Aún hoy, ante el estallido de cualquier crisis
vecinal o la confrontación de estructuras de poder grandes
o pequeñas, los colombianos seguimos dando primacía
a las salidas armadas. Somos un país que durante
décadas ha concedido un estatuto honroso al insurgente,
imagen heredera de las innumerables guerras civiles que desde su
nacimiento desangran a la nacionalidad. Cualquier conflicto
veredal, una primera comunión o la celebración de
un triunfo deportivo, pueden culminar con un saldo alarmante de
heridos y muertos.
Estar dispuestos a matar, a imponer sobre el cuerpo del
otro nuestra voluntad hasta convertirlo en cosa o cadáver,
es un comportamiento que sigue siendo bien visto por una cultura
machista y guerrera. Estar armado y dispuesto a responder a los
demás con una amenaza de muerte es un acto que puede
generar en nuestro país admiración y respeto. La
música popular y la conversación cotidiana
están plagadas de expresiones que lo confirman. "el
revólver no se debe sacar sin necesidad, pero tampoco se
debe guardar sin honor", es un dicho santandereano que condensa
el respeto que mantenemos por la precisión del arma, de la
que esperamos sea certera al memento de defender nuestra imagen
pública y dejar en alto nuestro orgullo. Existe incluso el
verbo "manotear", que se conjuga a diario para dar a entender la
disposición a responder con agresión abierta en
combate planteado. Las bandas juveniles o los grupos al margen de
la ley tienen este comportamiento en alta estima, con lo cual se
refuerza una identidad social construida frente a la posibilidad
del asesinato.
El ciudadano corriente, que guarde en su casa un arma
para usarla en "situaciones de emergencia", o incluso aquellos
que no hagan nunca uso de procedimientos violentos para eliminar
al adversario, pueden justificar en un memento dado la matanza de
indeseables como "basuqueros" o "desechables". En algunas ciudad
colombianas ha hecho carrera el término
"fumigación", para referirse a estas acciones de limpieza
social que pueden ser miradas con alguna complacencia por vecinos
atemorizados.

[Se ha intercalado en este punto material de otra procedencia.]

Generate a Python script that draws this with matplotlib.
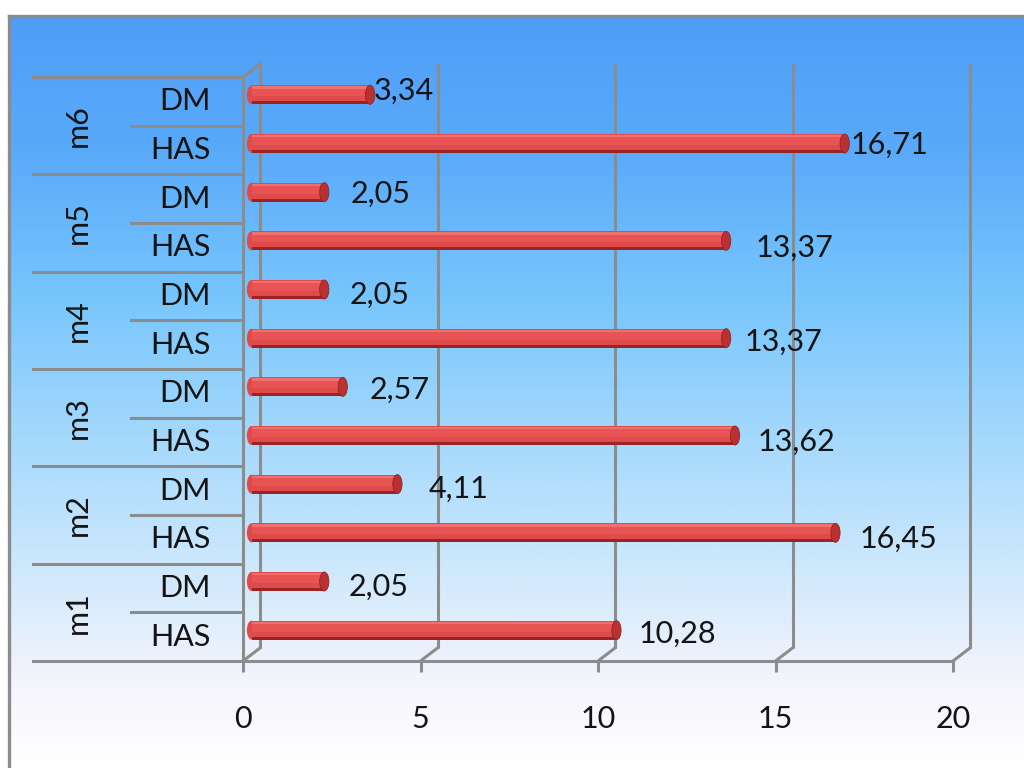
import numpy as np
import matplotlib
matplotlib.use("Agg")
import matplotlib.pyplot as plt
import matplotlib.transforms as mtransforms
from matplotlib.patches import Ellipse
from matplotlib.lines import Line2D
from matplotlib.colors import LinearSegmentedColormap

# ---------------- data ----------------
groups = ["m1", "m2", "m3", "m4", "m5", "m6"]
series = ["HAS", "DM"]
has_values = [10.28, 16.45, 13.62, 13.37, 13.37, 16.71]
dm_values = [2.05, 4.11, 2.57, 2.05, 2.05, 3.34]
x_ticks = [0, 5, 10, 15, 20]
x_tick_labels = ["0", "5", "10", "15", "20"]

# ---------------- styling ----------------
plt.rcParams['font.family'] = ['Lato', 'DejaVu Sans']
FS = 22
GREY = "#8c8c8c"
TXT = "#141414"
DPI = 100
W, H = 1024, 768

fig = plt.figure(figsize=(W / DPI, H / DPI), dpi=DPI)
fig.patch.set_facecolor("white")

# background gradient panel
bg = fig.add_axes([0, 0, 1, 1], zorder=-5)
bg.set_xlim(0, W)
bg.set_ylim(H, 0)
bg.axis("off")
stops = [(0.0, "#4e9ef8"), (0.18, "#5aaafa"), (0.377, "#78c6fd"),
         (0.577, "#a8dafc"), (0.777, "#d8ecfc"), (0.883, "#f4f4fc"), (1.0, "#ffffff")]
cmap = LinearSegmentedColormap.from_list("bgg", stops)
grad = np.linspace(0, 1, 400).reshape(-1, 1)
bg.imshow(grad, cmap=cmap, aspect="auto", extent=(9, W + 5, H, 16), origin="upper")
bg.plot([9, 9], [H + 5, 16], color=GREY, lw=2.4, solid_capstyle="projecting")
bg.plot([9, W + 5], [16, 16], color=GREY, lw=2.4, solid_capstyle="projecting")

# main axes (front plane)
left_px, right_px, top_px, bot_px = 243, 953, 77, 661
ax = fig.add_axes([left_px / W, 1 - bot_px / H, (right_px - left_px) / W, (bot_px - top_px) / H])
ax.patch.set_alpha(0)
for s in ax.spines.values():
    s.set_visible(False)

n = len(groups) * len(series)
labels_rows = []
vals = []
for g, h, d in zip(groups, has_values, dm_values):
    labels_rows += [(g, "HAS"), (g, "DM")]
    vals += [h, d]
ypos = np.arange(n)

ax.set_xlim(0, 20)
ax.set_ylim(-0.5, n - 0.5)

back = mtransforms.ScaledTranslation(17 / DPI, 13 / DPI, fig.dpi_scale_trans)
mid = mtransforms.ScaledTranslation(8.5 / DPI, 6.5 / DPI, fig.dpi_scale_trans)

# back wall gridlines
ax.vlines(x_ticks, -0.5, n - 0.5, transform=ax.transData + back, color=GREY, lw=2.2,
          clip_on=False, zorder=1)

# front frame lines
ax.plot([0, 0], [-0.5, n - 0.5], color=GREY, lw=2.2, clip_on=False, zorder=2)
bl = mtransforms.blended_transform_factory(ax.transAxes, ax.transData)
tab_left = (33 - left_px) / (right_px - left_px)
tab_inner = (131 - left_px) / (right_px - left_px)
ax.plot([tab_left, 1], [-0.5, -0.5], transform=bl, color=GREY, lw=2.2, clip_on=False, zorder=2)
for k in range(1, len(groups) + 1):
    yb = 2 * k - 0.5
    ax.plot([tab_left, 0], [yb, yb], transform=bl, color=GREY, lw=2.2, clip_on=False, zorder=2)
for k in range(len(groups)):
    yb = 2 * k + 0.5
    ax.plot([tab_inner, 0], [yb, yb], transform=bl, color=GREY, lw=2.2, clip_on=False, zorder=2)

# diagonals between front and back planes
fig.canvas.draw()
for xv in x_ticks:
    p0 = ax.transData.transform((xv, -0.5))
    fig.add_artist(Line2D([p0[0], p0[0] + 17], [p0[1], p0[1] + 13], transform=None,
                          color=GREY, lw=2.2, zorder=3))
p0 = ax.transData.transform((0, n - 0.5))
fig.add_artist(Line2D([p0[0], p0[0] + 17], [p0[1], p0[1] + 13], transform=None,
                      color=GREY, lw=2.2, zorder=3))

# bars (cylinder-like)
bh = 0.39
tr = ax.transData + mid
ax.barh(ypos, vals, height=bh, color="#9a2424", transform=tr, zorder=4, clip_on=False)
ax.barh(ypos + 0.03, vals, height=bh - 0.06, color="#df4a4a", transform=tr, zorder=5, clip_on=False)
ax.barh(ypos + 0.06, vals, height=0.18, color="#e85454", transform=tr, zorder=6, clip_on=False)
ax.barh(ypos + 0.15, vals, height=0.05, color="#f07070", transform=tr, zorder=6, clip_on=False)
for y, v in zip(ypos, vals):
    ax.add_patch(Ellipse((v, y), 0.26, bh, facecolor="#b83232", edgecolor="#962222", lw=0.6,
                         transform=tr, zorder=7, clip_on=False))
    ax.add_patch(Ellipse((0, y), 0.26, bh, facecolor="#df4a4a", edgecolor="none",
                         transform=tr, zorder=3.5, clip_on=False))

# value labels (pixel nudges relative to bar end)
label_nudges = [(14, -4), (16, -5), (16, -6), (23, -5), (14, -6), (18, -3),
                (10, -4), (17, -5), (21, -7), (18, -2), (-3, -1), (-5, 4)]
for y, v, (dx, dy) in zip(ypos, vals, label_nudges):
    ax.annotate(f"{v:.2f}".replace(".", ","), xy=(v, y), xycoords=tr,
                xytext=((8.5 + dx) * 72 / DPI, dy * 72 / DPI), textcoords="offset points",
                ha="left", va="center", fontsize=FS, color=TXT, zorder=8, annotation_clip=False)

# category labels
ax.set_yticks([])
lab_x = (211 - left_px) / (right_px - left_px)
for y, (g, s) in zip(ypos, labels_rows):
    ax.text(lab_x, y, s, transform=bl, ha="right", va="center", fontsize=FS, color=TXT)
grp_x = (78 - left_px) / (right_px - left_px)
for k, g in enumerate(groups):
    ax.text(grp_x, 2 * k + 0.5, g, transform=bl, ha="center", va="center", rotation=90,
            fontsize=FS, color=TXT)

# x ticks
ax.set_xticks(x_ticks)
ax.set_xticklabels(x_tick_labels, fontsize=FS, color=TXT)
ax.tick_params(axis="x", direction="out", length=11 * 72 / DPI, width=2.2, color=GREY,
               pad=24)
ax.tick_params(axis="y", length=0)

fig.savefig("out.png", dpi=DPI)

Son muchos los que siguen creyendo que lo que hace
falta en el país es "mano dura" para imponer el orden
sobre unos cuantos desviados y facinerosos, mitificando con ello
el poder sanador de la violencia estatal justiciera.
En tanto metodología para la resolución no
violenta de los conflictos, la paz no es sólo potestad del
ejecutivo, sino competencia de todos los ciudadanos. Conseguir la
paz va mucho más allá de negociar con actores
armados. Es, ante todo, conquistar un marco social,
político y jurídico, donde puedan encontrar
expresión y resolución los diferentes conflictos
que nos desangran. En tanto expresión cimera de la
civilidad, la paz es una construcción histórica que
no puede negar la actualidad de la guerra, ni la necesidad de ir
arrebatando paso a paso espacios sociales a la
intimidación y la violencia. La paz es la manera de asumir
el conflicto dentro de un estado social de derecho en permanente
construcción. Pensada como fuerza que incluso legitima
formas de movilización como la desobediencia civil y la
insurgencia ciudadana, la paz se fija como marco de
actuación en un estado social de derecho que permita la
expresión de la fuerzas en conflicto sin que su choque
derive en la acción armada.
Afirmar hoy en Colombia el derecho a la paz es
comprometerse con un acto libertario y democrático, un
ejercicio de fuerza ciudadana que busca hacer del poder un
mecanismo para la convocatoria permanente a la
participación política, a fin de avanzar en la
construcción colectiva de un nuevo país. Afirmar en
Colombia el derecho a la paz es deslegitimar a quienes irrespetan
la vida para afianzar sus proyectos de dominio de intolerancia.
Es negarse a que personas armadas asuman la vocería de
quienes se mantienen fieles al principio de "no
matarás".
Buscar la paz hoy en Colombia es declararse en contra
del miedo y la intimidación como forma de oponernos a una
cierta idea de nación. Es optar por la construcción
de un país plural con proyectos de vida que crecen en
medio del fuego cruzado y el peligro de las balas. Es sentirse
orgulloso de ser un ciudadano desarmado que hace de su fragilidad
el más alto símbolo de la democracia.